- **Challenge**: Transcribe the listing in full, excluding any pictures.

- **Information supplied**:
----------
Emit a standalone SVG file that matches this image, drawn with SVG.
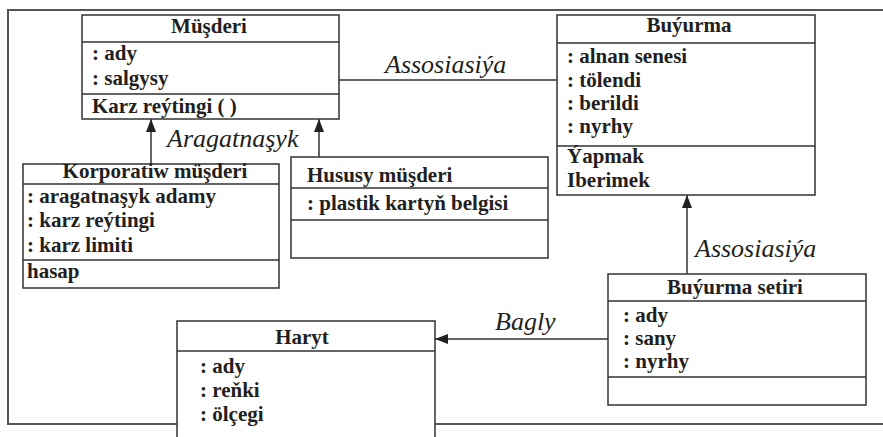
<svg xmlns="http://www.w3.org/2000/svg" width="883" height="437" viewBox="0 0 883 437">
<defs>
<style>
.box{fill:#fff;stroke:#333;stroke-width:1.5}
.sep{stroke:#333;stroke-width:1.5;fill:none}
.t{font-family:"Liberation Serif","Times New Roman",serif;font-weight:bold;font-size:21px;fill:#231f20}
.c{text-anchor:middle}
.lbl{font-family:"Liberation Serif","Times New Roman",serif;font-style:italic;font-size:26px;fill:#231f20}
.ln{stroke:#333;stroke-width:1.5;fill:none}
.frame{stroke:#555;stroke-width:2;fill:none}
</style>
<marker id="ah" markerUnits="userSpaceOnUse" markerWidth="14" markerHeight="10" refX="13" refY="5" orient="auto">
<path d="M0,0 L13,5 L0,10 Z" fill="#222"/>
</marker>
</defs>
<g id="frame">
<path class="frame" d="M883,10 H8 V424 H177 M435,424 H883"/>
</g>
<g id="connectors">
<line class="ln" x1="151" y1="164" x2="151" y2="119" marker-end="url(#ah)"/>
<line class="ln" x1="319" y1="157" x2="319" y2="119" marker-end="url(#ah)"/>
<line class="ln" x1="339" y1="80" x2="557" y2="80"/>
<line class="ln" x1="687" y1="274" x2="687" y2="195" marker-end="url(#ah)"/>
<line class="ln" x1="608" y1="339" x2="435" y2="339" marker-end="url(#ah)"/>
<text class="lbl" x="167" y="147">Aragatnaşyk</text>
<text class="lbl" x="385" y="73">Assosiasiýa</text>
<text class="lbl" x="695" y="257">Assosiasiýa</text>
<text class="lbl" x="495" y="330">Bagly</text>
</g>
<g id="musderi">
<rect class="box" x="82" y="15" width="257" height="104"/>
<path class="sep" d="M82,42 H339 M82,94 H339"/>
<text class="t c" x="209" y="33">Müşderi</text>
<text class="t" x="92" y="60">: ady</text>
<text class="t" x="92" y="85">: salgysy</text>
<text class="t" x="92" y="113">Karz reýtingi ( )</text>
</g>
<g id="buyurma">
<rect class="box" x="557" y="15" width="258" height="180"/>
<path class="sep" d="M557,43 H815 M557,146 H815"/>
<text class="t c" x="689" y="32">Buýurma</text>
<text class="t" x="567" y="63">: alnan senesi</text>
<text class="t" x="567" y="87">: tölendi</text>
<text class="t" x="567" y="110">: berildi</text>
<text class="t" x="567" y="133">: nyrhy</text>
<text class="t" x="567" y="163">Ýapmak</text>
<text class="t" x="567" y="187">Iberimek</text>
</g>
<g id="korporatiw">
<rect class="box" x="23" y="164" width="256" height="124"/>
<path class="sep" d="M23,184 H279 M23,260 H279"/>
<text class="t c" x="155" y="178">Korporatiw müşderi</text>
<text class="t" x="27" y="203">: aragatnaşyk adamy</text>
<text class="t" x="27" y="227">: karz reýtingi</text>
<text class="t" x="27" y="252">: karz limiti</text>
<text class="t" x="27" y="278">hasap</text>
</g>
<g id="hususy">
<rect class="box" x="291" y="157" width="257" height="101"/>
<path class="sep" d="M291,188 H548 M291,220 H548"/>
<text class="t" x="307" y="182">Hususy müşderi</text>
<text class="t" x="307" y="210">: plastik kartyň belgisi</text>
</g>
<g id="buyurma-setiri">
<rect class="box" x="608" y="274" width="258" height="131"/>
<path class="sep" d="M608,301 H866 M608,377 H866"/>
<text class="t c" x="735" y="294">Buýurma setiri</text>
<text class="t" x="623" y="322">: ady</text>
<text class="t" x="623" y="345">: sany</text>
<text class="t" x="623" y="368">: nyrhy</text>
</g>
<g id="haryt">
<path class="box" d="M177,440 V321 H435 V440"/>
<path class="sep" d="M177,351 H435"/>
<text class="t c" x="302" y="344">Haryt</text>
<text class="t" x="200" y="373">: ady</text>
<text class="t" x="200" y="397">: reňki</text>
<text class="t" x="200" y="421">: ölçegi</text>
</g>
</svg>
----------
- **Result**:
Emit a standalone SVG file that matches this image, drawn with SVG.
<svg xmlns="http://www.w3.org/2000/svg" width="883" height="437" viewBox="0 0 883 437">
<defs>
<style>
.box{fill:#fff;stroke:#333;stroke-width:1.5}
.sep{stroke:#333;stroke-width:1.5;fill:none}
.t{font-family:"Liberation Serif","Times New Roman",serif;font-weight:bold;font-size:21px;fill:#231f20}
.c{text-anchor:middle}
.lbl{font-family:"Liberation Serif","Times New Roman",serif;font-style:italic;font-size:26px;fill:#231f20}
.ln{stroke:#333;stroke-width:1.5;fill:none}
.frame{stroke:#555;stroke-width:2;fill:none}
</style>
<marker id="ah" markerUnits="userSpaceOnUse" markerWidth="14" markerHeight="10" refX="13" refY="5" orient="auto">
<path d="M0,0 L13,5 L0,10 Z" fill="#222"/>
</marker>
</defs>
<g id="frame">
<path class="frame" d="M883,10 H8 V424 H177 M435,424 H883"/>
</g>
<g id="connectors">
<line class="ln" x1="151" y1="164" x2="151" y2="119" marker-end="url(#ah)"/>
<line class="ln" x1="319" y1="157" x2="319" y2="119" marker-end="url(#ah)"/>
<line class="ln" x1="339" y1="80" x2="557" y2="80"/>
<line class="ln" x1="687" y1="274" x2="687" y2="195" marker-end="url(#ah)"/>
<line class="ln" x1="608" y1="339" x2="435" y2="339" marker-end="url(#ah)"/>
<text class="lbl" x="167" y="147">Aragatnaşyk</text>
<text class="lbl" x="385" y="73">Assosiasiýa</text>
<text class="lbl" x="695" y="257">Assosiasiýa</text>
<text class="lbl" x="495" y="330">Bagly</text>
</g>
<g id="musderi">
<rect class="box" x="82" y="15" width="257" height="104"/>
<path class="sep" d="M82,42 H339 M82,94 H339"/>
<text class="t c" x="209" y="33">Müşderi</text>
<text class="t" x="92" y="60">: ady</text>
<text class="t" x="92" y="85">: salgysy</text>
<text class="t" x="92" y="113">Karz reýtingi ( )</text>
</g>
<g id="buyurma">
<rect class="box" x="557" y="15" width="258" height="180"/>
<path class="sep" d="M557,43 H815 M557,146 H815"/>
<text class="t c" x="689" y="32">Buýurma</text>
<text class="t" x="567" y="63">: alnan senesi</text>
<text class="t" x="567" y="87">: tölendi</text>
<text class="t" x="567" y="110">: berildi</text>
<text class="t" x="567" y="133">: nyrhy</text>
<text class="t" x="567" y="163">Ýapmak</text>
<text class="t" x="567" y="187">Iberimek</text>
</g>
<g id="korporatiw">
<rect class="box" x="23" y="164" width="256" height="124"/>
<path class="sep" d="M23,184 H279 M23,260 H279"/>
<text class="t c" x="155" y="178">Korporatiw müşderi</text>
<text class="t" x="27" y="203">: aragatnaşyk adamy</text>
<text class="t" x="27" y="227">: karz reýtingi</text>
<text class="t" x="27" y="252">: karz limiti</text>
<text class="t" x="27" y="278">hasap</text>
</g>
<g id="hususy">
<rect class="box" x="291" y="157" width="257" height="101"/>
<path class="sep" d="M291,188 H548 M291,220 H548"/>
<text class="t" x="307" y="182">Hususy müşderi</text>
<text class="t" x="307" y="210">: plastik kartyň belgisi</text>
</g>
<g id="buyurma-setiri">
<rect class="box" x="608" y="274" width="258" height="131"/>
<path class="sep" d="M608,301 H866 M608,377 H866"/>
<text class="t c" x="735" y="294">Buýurma setiri</text>
<text class="t" x="623" y="322">: ady</text>
<text class="t" x="623" y="345">: sany</text>
<text class="t" x="623" y="368">: nyrhy</text>
</g>
<g id="haryt">
<path class="box" d="M177,440 V321 H435 V440"/>
<path class="sep" d="M177,351 H435"/>
<text class="t c" x="302" y="344">Haryt</text>
<text class="t" x="200" y="373">: ady</text>
<text class="t" x="200" y="397">: reňki</text>
<text class="t" x="200" y="421">: ölçegi</text>
</g>
</svg>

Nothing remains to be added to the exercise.